The invention relates to a shock-absorbing shoe construction, particularly applicable to light-weight athletic shoes of the general variety popularly known as sneakers.
Foot comfort for the athlete and for those who jog or walk briskly for general exercise has been the target of many and varied proposals for shoe construction. And the broad concept of using a pneumatic cushion as part of the heel and/or sole construction has been known for the better part of a century, illustratively through King U.S. Pat. Nos. 541,814 of 1895 and Maddocks 1,011,460 of 1911. In more recent years, efforts have been directed to providing substantially uniformly absorbent action along the full length of the foot, either by employing specially fabricated pneumatic sheet material (as in Sindler U.S. Pat. 2,100,492), or by incorporating a full-length inflatable bladder in the sole (as in Reed U.S. Pat.

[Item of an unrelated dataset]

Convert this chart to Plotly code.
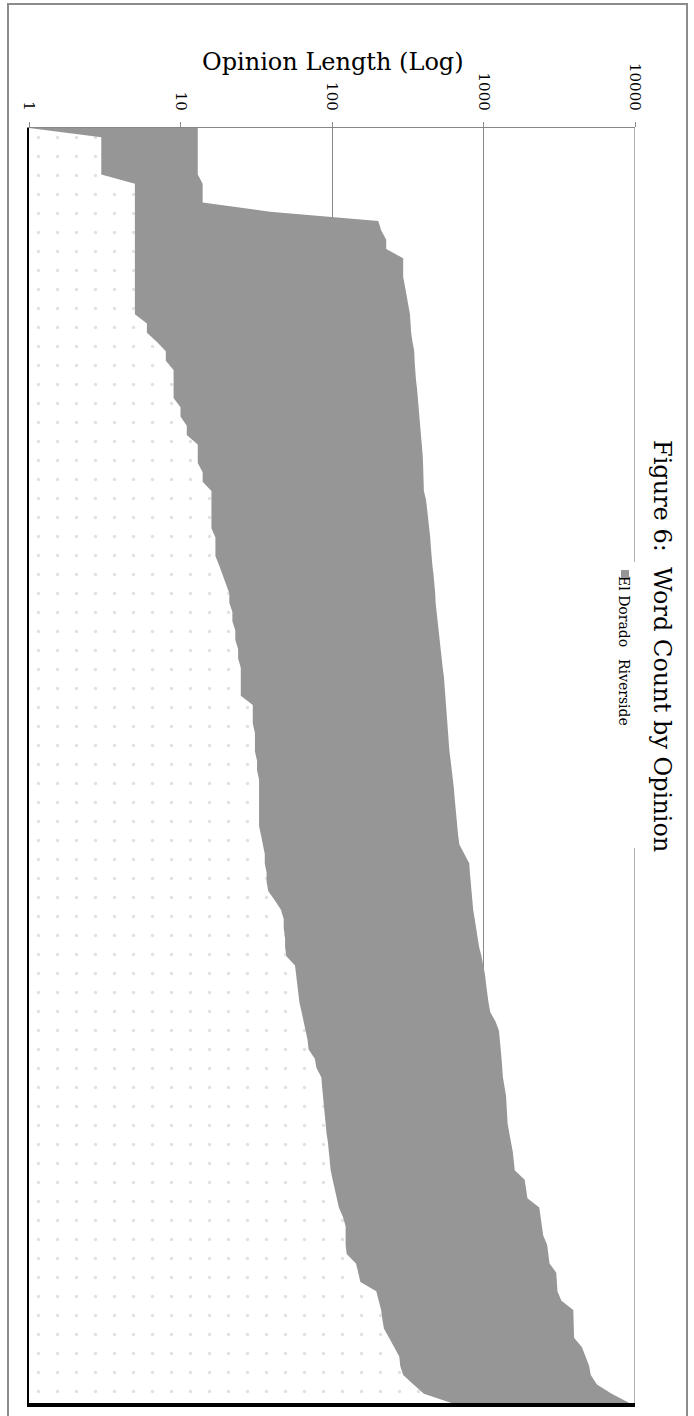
import plotly.graph_objects as go

# Word counts per opinion, sorted shortest to longest (one entry per opinion rank)
el_dorado = [
    13, 13, 13, 13, 13, 13, 14, 14, 14, 39,
    202, 211, 228, 228, 295, 295, 295, 303, 310, 316,
    327, 330, 333, 340, 349, 351, 353, 358, 364, 369,
    373, 378, 383, 387, 391, 396, 399, 401, 403, 404,
    418, 425, 433, 441, 445, 449, 453, 460, 468, 476,
    480, 483, 490, 498, 506, 511, 519, 528, 538, 548,
    554, 560, 565, 570, 575, 581, 586, 596, 607, 618,
    631, 638, 645, 652, 662, 672, 680, 693, 750, 805,
    813, 822, 830, 842, 855, 875, 895, 915, 935, 970,
    1000, 1024, 1040, 1055, 1080, 1107, 1200, 1265, 1285, 1303,
    1316, 1330, 1343, 1375, 1409, 1420, 1432, 1443, 1480, 1520,
    1560, 1585, 1607, 1870, 1910, 1950, 2334, 2380, 2430, 2478,
    2631, 2680, 2728, 3022, 3050, 3077, 3268, 3915, 3930, 3950,
    3963, 4467, 4720, 4976, 5103, 5611, 7014, 9184,
]
riverside = [
    1, 3, 3, 3, 3, 3, 5, 5, 5, 5,
    5, 5, 5, 5, 5, 5, 5, 5, 5, 5,
    5, 6, 6, 7, 8, 8, 9, 9, 9, 9,
    10, 10, 11, 11, 13, 13, 13, 14, 14, 16,
    16, 16, 16, 16, 17, 17, 17, 18, 19, 20,
    21, 21, 22, 22, 23, 23, 24, 24, 25, 25,
    25, 25, 30, 30, 30, 31, 31, 31, 32, 32,
    33, 33, 33, 33, 33, 33, 34, 35, 36, 36,
    37, 37, 38, 42, 46, 48, 48, 49, 49, 50,
    57, 58, 59, 60, 61, 63, 65, 67, 69, 70,
    77, 79, 85, 86, 87, 88, 89, 90, 92, 94,
    95, 97, 98, 101, 104, 107, 111, 118, 123, 123,
    123, 125, 144, 149, 154, 196, 203, 211, 215, 220,
    238, 258, 278, 282, 295, 345, 404, 615,
]
ranks = list(range(1, len(el_dorado) + 1))

tick_vals = [1, 10, 100, 1000, 10000]
tick_text = ["1", "10", "100", "1000", "10000"]

SERIF = "DejaVu Serif, Liberation Serif, serif"
GRID = "#878787"
W, H = 694, 1416
L, T, R, B = 29, 128, 59, 13
PW, PH = W - L - R, H - T - B


def px_x(px):
    return (px - L) / PW


def px_y(py):
    return (T + PH - py) / PH


def closed_area(values):
    # area down to the value-axis minimum (1), closed back to the first rank
    xs = list(values) + [tick_vals[0], tick_vals[0]]
    ys = ranks + [ranks[-1], ranks[0]]
    return xs, ys


fig = go.Figure()

xe, ye = closed_area(el_dorado)
fig.add_trace(go.Scatter(
    x=xe, y=ye, mode="lines", fill="toself",
    fillcolor="#969696", line=dict(width=0, color="#969696"),
    name="El Dorado", showlegend=False, hoverinfo="skip",
))

xr, yr = closed_area(riverside)
fig.add_trace(go.Scatter(
    x=xr, y=yr, mode="lines", fill="toself",
    fillcolor="white", line=dict(width=0, color="white"),
    fillpattern=dict(shape=".", fgcolor="#c4c4c4", bgcolor="white",
                     size=19, solidity=0.025, fillmode="overlay"),
    name="Riverside", showlegend=False, hoverinfo="skip",
))

# carrier for the bottom edge axis line
fig.add_trace(go.Scatter(x=[tick_vals[0]], y=[ranks[-1]], xaxis="x2",
                         mode="none", showlegend=False, hoverinfo="skip"))

fig.update_layout(
    width=W, height=H,
    margin=dict(l=L, r=R, t=T, b=B),
    paper_bgcolor="white", plot_bgcolor="white",
    showlegend=False,
    xaxis=dict(
        type="log", range=[0, 4], side="top",
        tickvals=tick_vals, ticktext=tick_text, tickangle=90,
        tickfont=dict(family=SERIF, size=15, color="black"),
        ticks="outside", ticklen=5, tickcolor=GRID, ticklabelstandoff=6,
        showline=True, linecolor=GRID, linewidth=1,
        showgrid=True, gridcolor=GRID, gridwidth=1.3,
        zeroline=False,
    ),
    xaxis2=dict(
        type="log", range=[0, 4], overlaying="x", side="bottom",
        showline=True, linecolor="black", linewidth=4,
        showticklabels=False, ticks="", showgrid=False, zeroline=False,
    ),
    yaxis=dict(
        range=[ranks[-1], ranks[0]],
        showline=True, linecolor="black", linewidth=2,
        showticklabels=False, ticks="", showgrid=False, zeroline=False,
    ),
)

shapes = [
    # gridline at the top of the value range (plot edge)
    dict(type="line", xref="x", yref="paper",
         x0=tick_vals[-1], x1=tick_vals[-1], y0=0, y1=1,
         line=dict(width=1.3, color=GRID), layer="below"),
    # legend box background
    dict(type="rect", xref="paper", yref="paper",
         x0=px_x(603), x1=px_x(648), y0=px_y(848), y1=px_y(562),
         fillcolor="white", line=dict(width=0), layer="above"),
    # legend swatch
    dict(type="rect", xref="paper", yref="paper",
         x0=px_x(621), x1=px_x(629), y0=px_y(578), y1=px_y(570),
         fillcolor="#969696", line=dict(width=0), layer="above"),
    # outer chart border
    dict(type="rect", xref="paper", yref="paper",
         x0=px_x(8), x1=px_x(687), y0=px_y(1420), y1=px_y(4),
         fillcolor="rgba(0,0,0,0)", line=dict(width=2, color="#8c8c8c"),
         layer="above"),
]


def label(text, cx, cy, size, angle=0):
    return dict(text=text, xref="paper", yref="paper",
                x=px_x(cx), y=px_y(cy), xanchor="center", yanchor="middle",
                textangle=angle, showarrow=False,
                font=dict(family=SERIF, size=size, color="black"))


annotations = [
    label("Opinion Length (Log)", 333, 62, 24),
    label("Figure 6:  Word Count by Opinion", 662, 646, 24, 90),
    label("El Dorado", 624, 611, 14, 90),
    label("Riverside", 624, 692, 14, 90),
]

fig.update_layout(shapes=shapes, annotations=annotations)
fig.write_html("out.html")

Nos. 2,677,904 and in Cortina 2,863,230), or by providing an outsole with a substantially uniform distribution of air-filled cavities over the full area of the sole (as in Gardner U.S. Pat. Nos. 4,012,855, Petrosky 4,129,951, Khalsa, et al. 4,133,118, Moss 4,170,078, and Doak 4,397,104), or by providing a tread characterized by a distributed plurality of resilient "posts" served by interconnecting channels and a common source of pneumatic pressure (as in Muller U.S. Pat. No. 4,319,412). European Pat. No. 0,032,084 and German Provisional Patent Offenlegungsschrift No. OS 2,460,034 are illustrative of various arrangements to so construct the sole as to enable pneumatic preloading of all or selected regions of the foot.
These more recent structures are unduly complex, and they do not recognize or provide for the kind of distributed shock-absorbing resilience which is needed for alternating or intermittent jog/walk exercise.